The National Environmental Education Foundation (NEEF) was chartered by Congress in 1990 to partner with the US Environmental Protection Agency (EPA) to advance environmental literacy nationwide.

NEEF works with trusted professionals, corporations, and communities to develop environmental education and engagement programs that make the environment more accessible, relatable, relevant, and connected to the daily lives of all Americans.

As the official coordinator for National Public Lands Day, the National Environmental Education Foundation:

  • Works with federal, state, and local land management agencies to host NPLD events across the country
  • Leads national media efforts to promote NPLD messaging about the importance of connecting with the outdoors and caring for the environment
  • Assists NPLD Site Managers in promoting and executing successful events
  • Develops marketing and promotional resources designed to help NPLD Site Managers promote their events and recruit volunteers
  • Provides educational materials and activity guides designed to help NPLD Site Managers incorporate environmental education and health and wellness into their events
  • Provides sponsorship and funding opportunities to support NPLD events
  • Manages the Department of Defense’s  Legacy Resource Management Program
  • Maintains the official National Public Lands Day landing page

National Public Lands Day Partners and Sponsors

NPLD & Toyota

Over 20 Years of Partnership

NPLD for Toyota

Since 1999, Toyota has been the national corporate sponsor of National Public Lands Day. In addition to financial sponsorship, Toyota also supports NPLD through employee engagement. Each year, Toyota encourages their employees to get involved in NPLD activities throughout the nation by helping to care for parks, forests, rivers, beaches, shorelines, and other public lands.

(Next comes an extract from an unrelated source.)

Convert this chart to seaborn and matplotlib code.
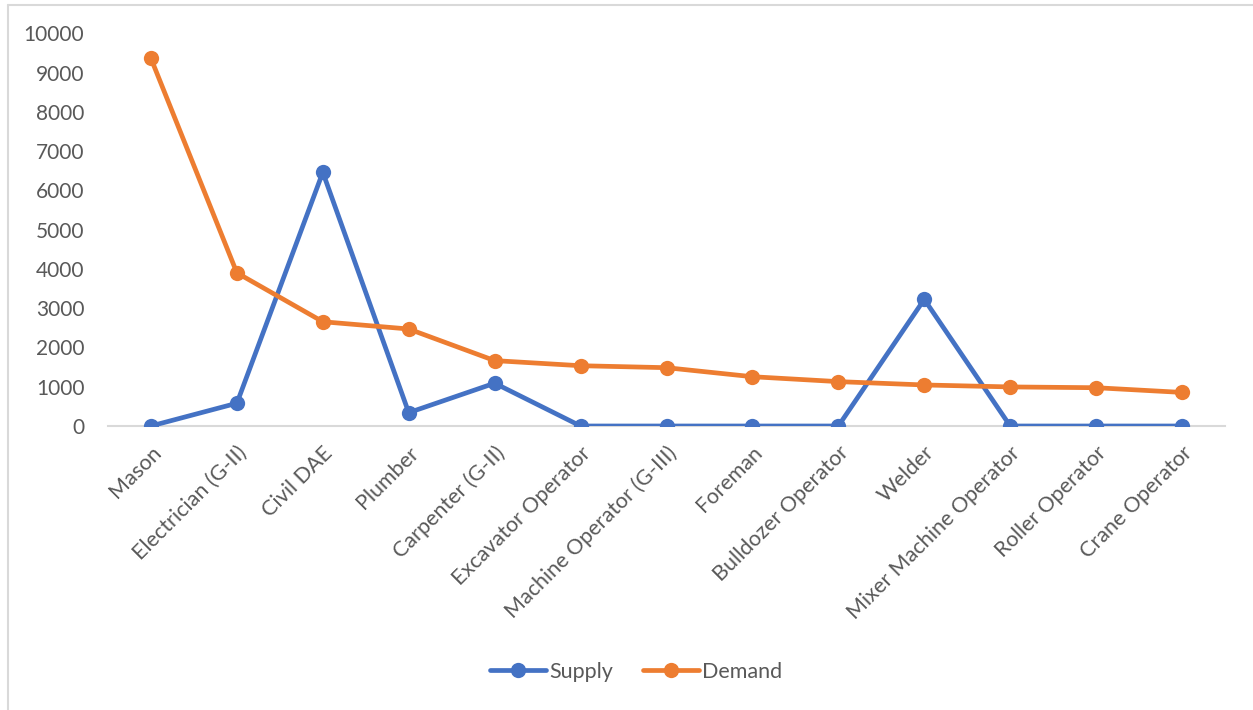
import matplotlib
matplotlib.use("Agg")
import matplotlib.pyplot as plt
from matplotlib.lines import Line2D
import seaborn as sns
import pandas as pd

categories = ["Mason", "Electrician (G-II)", "Civil DAE", "Plumber", "Carpenter (G-II)",
              "Excavator Operator", "Machine Operator (G-III)", "Foreman", "Bulldozer Operator",
              "Welder", "Mixer Machine Operator", "Roller Operator", "Crane Operator"]
supply = [0, 580, 6460, 340, 1090, 0, 0, 0, 0, 3225, 0, 0, 0]
demand = [9360, 3900, 2655, 2470, 1665, 1535, 1485, 1255, 1130, 1045, 995, 975, 855]
yticks = list(range(0, 10001, 1000))

df = pd.DataFrame({
    "Trade": categories * 2,
    "Value": supply + demand,
    "Series": ["Supply"] * len(categories) + ["Demand"] * len(categories),
})

sns.set_theme(style="white")
plt.rcParams["font.family"] = ["Lato", "DejaVu Sans"]
text_color = "#595959"
palette = {"Supply": "#4472C4", "Demand": "#ED7D31"}

fig = plt.figure(figsize=(12.53, 7.10), dpi=100)
ax = fig.add_axes([108 / 1253, 1 - 426 / 710, (1225 - 108) / 1253, (426 - 33.3) / 710])

sns.lineplot(data=df, x="Trade", y="Value", hue="Series", palette=palette,
             marker="o", markersize=11, markeredgewidth=0, linewidth=3.4,
             sort=False, ax=ax, legend=False)

ax.set_xlim(-0.5, len(categories) - 0.5)
ax.set_ylim(0, 10000)
ax.set_yticks(yticks)
ax.set_yticklabels([str(t) for t in yticks], fontsize=15, color=text_color)
ax.set_xticks(range(len(categories)))
ax.set_xticklabels(categories, rotation=45, ha="right", rotation_mode="anchor",
                   fontsize=15.5, color=text_color)
ax.tick_params(axis="both", length=0)
ax.tick_params(axis="y", pad=17)
ax.tick_params(axis="x", pad=12)
ax.set_xlabel("")
ax.set_ylabel("")
for side in ["top", "right", "left"]:
    ax.spines[side].set_visible(False)
ax.spines["bottom"].set_color("#D9D9D9")
ax.spines["bottom"].set_linewidth(1.5)
ax.spines["bottom"].set_zorder(0)
ax.grid(False)

# chart-area border (left and top edges)
fig.add_artist(Line2D([7.5 / 1253, 7.5 / 1253], [0, 1 - 4.5 / 710], color="#D9D9D9", lw=1.5))
fig.add_artist(Line2D([7.5 / 1253, 1], [1 - 4.5 / 710, 1 - 4.5 / 710], color="#D9D9D9", lw=1.5))

handles = [Line2D([0], [0], color=palette[s], marker="o", markersize=11, markeredgewidth=0,
                  linewidth=3.4, label=s) for s in ["Supply", "Demand"]]
leg = fig.legend(handles=handles, loc="center", bbox_to_anchor=(636 / 1253, 1 - 672 / 710),
                 ncol=2, frameon=False, fontsize=15.5, handlelength=2.6, handletextpad=0.15,
                 columnspacing=1.4)
for t in leg.get_texts():
    t.set_color(text_color)

fig.savefig("out.png", dpi=100)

Sponsorship of national and regional environmental preservation projects is just one of many areas in which Toyota has proven its environmental stewardship. Toyota has created the “Toyota Environmental Challenge 2050” in which the company strives to go beyond zero environmental impact and achieve a net positive impact. Toyota has set itself six challenges, including achieving zero CO2 emissions and minimizing and optimizing water usage, among others. Toyota is committed to continuing toward the year 2050 with steady initiatives in order to realize sustainable development together with society.